— Start —

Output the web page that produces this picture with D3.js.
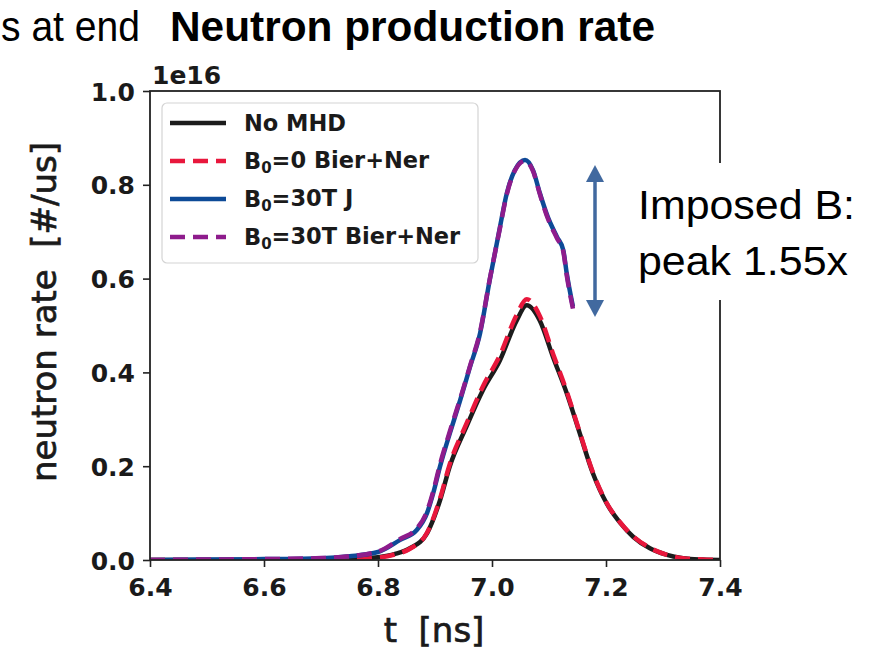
<!DOCTYPE html>
<html>
<head>
<meta charset="utf-8">
<script src="https://cdn.jsdelivr.net/npm/d3@7"></script>
<style>
  html, body { margin: 0; padding: 0; background: #fff; }
  svg { display: block; }
  text { white-space: pre; }
</style>
</head>
<body>
<svg id="chart" width="871" height="651"></svg>
<script>
// Time samples [ns] and neutron rates [1e16 #/us]
const tBase = [6.4, 6.5, 6.6, 6.7, 6.75, 6.8, 6.83, 6.856, 6.886, 6.909, 6.926, 6.955, 6.984, 7.014, 7.043, 7.061, 7.084, 7.107, 7.131, 7.154, 7.177, 7.201, 7.225, 7.248, 7.277, 7.307, 7.335, 7.37, 7.4];
const noMHD = [0, 0, 0.0005, 0.001, 0.002, 0.006, 0.013, 0.025, 0.057, 0.128, 0.2, 0.284, 0.362, 0.426, 0.51, 0.543, 0.51, 0.433, 0.356, 0.27, 0.185, 0.121, 0.079, 0.049, 0.025, 0.011, 0.004, 0.001, 0];
const b0BierNer = [0, 0, 0.0005, 0.001, 0.002, 0.005, 0.012, 0.024, 0.058, 0.132, 0.205, 0.29, 0.37, 0.437, 0.522, 0.556, 0.52, 0.44, 0.36, 0.272, 0.187, 0.122, 0.08, 0.05, 0.026, 0.011, 0.004, 0.001, 0];

const tMHD = [6.4, 6.5, 6.6, 6.7, 6.75, 6.8, 6.839, 6.868, 6.886, 6.897, 6.909, 6.926, 6.944, 6.961, 6.979, 6.996, 7.014, 7.026, 7.04, 7.058, 7.072, 7.084, 7.098, 7.114, 7.125, 7.131, 7.142];
const b30J = [0, 0.001, 0.002, 0.004, 0.008, 0.017, 0.043, 0.064, 0.1, 0.143, 0.2, 0.27, 0.34, 0.41, 0.483, 0.597, 0.71, 0.782, 0.831, 0.853, 0.831, 0.782, 0.731, 0.689, 0.661, 0.612, 0.54];
const b30BierNer = [0, 0.001, 0.002, 0.004, 0.008, 0.018, 0.045, 0.067, 0.104, 0.147, 0.205, 0.274, 0.343, 0.412, 0.486, 0.598, 0.708, 0.78, 0.83, 0.851, 0.829, 0.78, 0.728, 0.686, 0.658, 0.608, 0.536];

const xTicks = [6.4, 6.6, 6.8, 7.0, 7.2, 7.4];
const yTicks = [0.0, 0.2, 0.4, 0.6, 0.8, 1.0];

const seriesNames = ["No MHD", "B0=0 Bier+Ner", "B0=30T J", "B0=30T Bier+Ner"];
const seriesColors = ["#1c1c1c", "#e8173c", "#0d4a97", "#8e1c8c"];
const seriesDash = [null, "15,8", null, "15,8"];

const series = [
  { name: seriesNames[0], t: tBase, v: noMHD },
  { name: seriesNames[1], t: tBase, v: b0BierNer },
  { name: seriesNames[2], t: tMHD, v: b30J },
  { name: seriesNames[3], t: tMHD, v: b30BierNer }
];

const svg = d3.select("#chart");
const plotL = 150, plotR = 720, plotT = 91, plotB = 560;

const x = d3.scaleLinear().domain([6.4, 7.4]).range([plotL, plotR]);
const y = d3.scaleLinear().domain([0, 1.0]).range([plotB, plotT]);

const tickFont = "DejaVu Sans, sans-serif";
const slideFont = "Liberation Sans Narrow, Liberation Sans, sans-serif";

// Slide title text
svg.append("text")
  .attr("x", 1).attr("y", 41)
  .attr("font-family", slideFont)
  .attr("font-size", 42)
  .attr("textLength", 139).attr("lengthAdjust", "spacingAndGlyphs")
  .text("s at end");
svg.append("text")
  .attr("x", 170).attr("y", 41)
  .attr("font-family", slideFont)
  .attr("font-weight", "bold")
  .attr("font-size", 42)
  .attr("textLength", 485).attr("lengthAdjust", "spacingAndGlyphs")
  .text("Neutron production rate");

// Curves
const line = d3.line()
  .x(d => x(d[0]))
  .y(d => y(d[1]))
  .curve(d3.curveMonotoneX);

const plot = svg.append("g");
plot.append("clipPath").attr("id", "clip")
  .append("rect").attr("x", plotL).attr("y", plotT).attr("width", plotR - plotL).attr("height", plotB - plotT);

series.forEach((s, i) => {
  plot.append("path")
    .datum(s.t.map((tt, j) => [tt, s.v[j]]))
    .attr("clip-path", "url(#clip)")
    .attr("fill", "none")
    .attr("stroke", seriesColors[i])
    .attr("stroke-width", 4.5)
    .attr("stroke-dasharray", seriesDash[i])
    .attr("stroke-linejoin", "round")
    .attr("d", line);
});

// Axes
const xAxis = svg.append("g")
  .attr("transform", `translate(0,${plotB})`)
  .call(d3.axisBottom(x).tickValues(xTicks).tickFormat(d3.format(".1f")).tickSize(7).tickPadding(6));
const yAxis = svg.append("g")
  .attr("transform", `translate(${plotL},0)`)
  .call(d3.axisLeft(y).tickValues(yTicks).tickFormat(d3.format(".1f")).tickSize(7).tickPadding(8));

[xAxis, yAxis].forEach(a => {
  a.select(".domain").remove();
  a.selectAll(".tick line").attr("stroke", "#222").attr("stroke-width", 1.6);
  a.selectAll(".tick text")
    .attr("font-family", tickFont)
    .attr("font-weight", "bold")
    .attr("font-size", 25)
    .attr("fill", "#1a1a1a");
});
yAxis.selectAll(".tick text").attr("dy", "0.36em");
xAxis.selectAll(".tick text").attr("dy", "0.92em");

// Frame
svg.append("rect")
  .attr("x", plotL).attr("y", plotT)
  .attr("width", plotR - plotL).attr("height", plotB - plotT)
  .attr("fill", "none").attr("stroke", "#222").attr("stroke-width", 1.8);

// Offset label
svg.append("text")
  .attr("x", 152).attr("y", 84)
  .attr("font-family", tickFont).attr("font-weight", "bold").attr("font-size", 25)
  .attr("fill", "#1a1a1a")
  .text("1e16");

// Axis titles
svg.append("text")
  .attr("x", 434).attr("y", 642)
  .attr("text-anchor", "middle")
  .attr("font-family", tickFont).attr("font-size", 34)
  .attr("fill", "#1a1a1a").attr("stroke", "#1a1a1a").attr("stroke-width", 0.7)
  .text("t  [ns]");
svg.append("text")
  .attr("transform", "translate(56,312) rotate(-90)")
  .attr("text-anchor", "middle")
  .attr("font-family", tickFont).attr("font-size", 34)
  .attr("fill", "#1a1a1a").attr("stroke", "#1a1a1a").attr("stroke-width", 0.7)
  .text("neutron rate  [#/us]");

// Legend
const legend = svg.append("g");
legend.append("rect")
  .attr("x", 162).attr("y", 103).attr("width", 316).attr("height", 160)
  .attr("rx", 5)
  .attr("fill", "#fff").attr("stroke", "#d4d4d4").attr("stroke-width", 1.2);
series.forEach((s, i) => {
  const ly = 123 + i * 38;
  legend.append("line")
    .attr("x1", 170).attr("x2", 226).attr("y1", ly).attr("y2", ly)
    .attr("stroke", seriesColors[i]).attr("stroke-width", 4.5)
    .attr("stroke-dasharray", seriesDash[i]);
  const txt = legend.append("text")
    .attr("x", 244).attr("y", ly).attr("dy", "0.36em")
    .attr("font-family", tickFont).attr("font-weight", "bold").attr("font-size", 22.5)
    .attr("fill", "#1a1a1a");
  if (s.name.startsWith("B0")) {
    txt.append("tspan").text("B");
    txt.append("tspan").attr("font-size", 15).attr("dy", "0.25em").text("0");
    txt.append("tspan").attr("dy", "-0.2em").text(s.name.slice(2));
  } else {
    txt.text(s.name);
  }
});

// Annotation box, arrow and text
svg.append("rect")
  .attr("x", 618).attr("y", 163).attr("width", 253).attr("height", 137)
  .attr("fill", "#fff");

const arrowColor = "#41699f";
const ax = 595, ay1 = y(0.853) + 5, ay2 = y(0.518);
svg.append("line")
  .attr("x1", ax).attr("x2", ax).attr("y1", ay1 + 14).attr("y2", ay2 - 14)
  .attr("stroke", arrowColor).attr("stroke-width", 3.5);
svg.append("path")
  .attr("d", `M${ax},${ay1} L${ax - 9},${ay1 + 17} L${ax + 9},${ay1 + 17} Z`)
  .attr("fill", arrowColor);
svg.append("path")
  .attr("d", `M${ax},${ay2} L${ax - 9},${ay2 - 17} L${ax + 9},${ay2 - 17} Z`)
  .attr("fill", arrowColor);

svg.append("text")
  .attr("x", 638).attr("y", 219)
  .attr("font-family", slideFont)
  .attr("font-size", 41)
  .attr("textLength", 217).attr("lengthAdjust", "spacingAndGlyphs")
  .text("Imposed B:");
svg.append("text")
  .attr("x", 638).attr("y", 275)
  .attr("font-family", slideFont)
  .attr("font-size", 41)
  .attr("textLength", 210).attr("lengthAdjust", "spacingAndGlyphs")
  .text("peak 1.55x");
</script>
</body>
</html>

— End —

## GIVEN TASK
Repeat the listing above up to and including the line with "0.026, 0.011, 0.004, 0.001, 0];", starting from its first line. Drop any pictures.

## WRITTEN SOLUTION
Output the web page that produces this picture with D3.js.
<!DOCTYPE html>
<html>
<head>
<meta charset="utf-8">
<script src="https://cdn.jsdelivr.net/npm/d3@7"></script>
<style>
  html, body { margin: 0; padding: 0; background: #fff; }
  svg { display: block; }
  text { white-space: pre; }
</style>
</head>
<body>
<svg id="chart" width="871" height="651"></svg>
<script>
// Time samples [ns] and neutron rates [1e16 #/us]
const tBase = [6.4, 6.5, 6.6, 6.7, 6.75, 6.8, 6.83, 6.856, 6.886, 6.909, 6.926, 6.955, 6.984, 7.014, 7.043, 7.061, 7.084, 7.107, 7.131, 7.154, 7.177, 7.201, 7.225, 7.248, 7.277, 7.307, 7.335, 7.37, 7.4];
const noMHD = [0, 0, 0.0005, 0.001, 0.002, 0.006, 0.013, 0.025, 0.057, 0.128, 0.2, 0.284, 0.362, 0.426, 0.51, 0.543, 0.51, 0.433, 0.356, 0.27, 0.185, 0.121, 0.079, 0.049, 0.025, 0.011, 0.004, 0.001, 0];
const b0BierNer = [0, 0, 0.0005, 0.001, 0.002, 0.005, 0.012, 0.024, 0.058, 0.132, 0.205, 0.29, 0.37, 0.437, 0.522, 0.556, 0.52, 0.44, 0.36, 0.272, 0.187, 0.122, 0.08, 0.05, 0.026, 0.011, 0.004, 0.001, 0];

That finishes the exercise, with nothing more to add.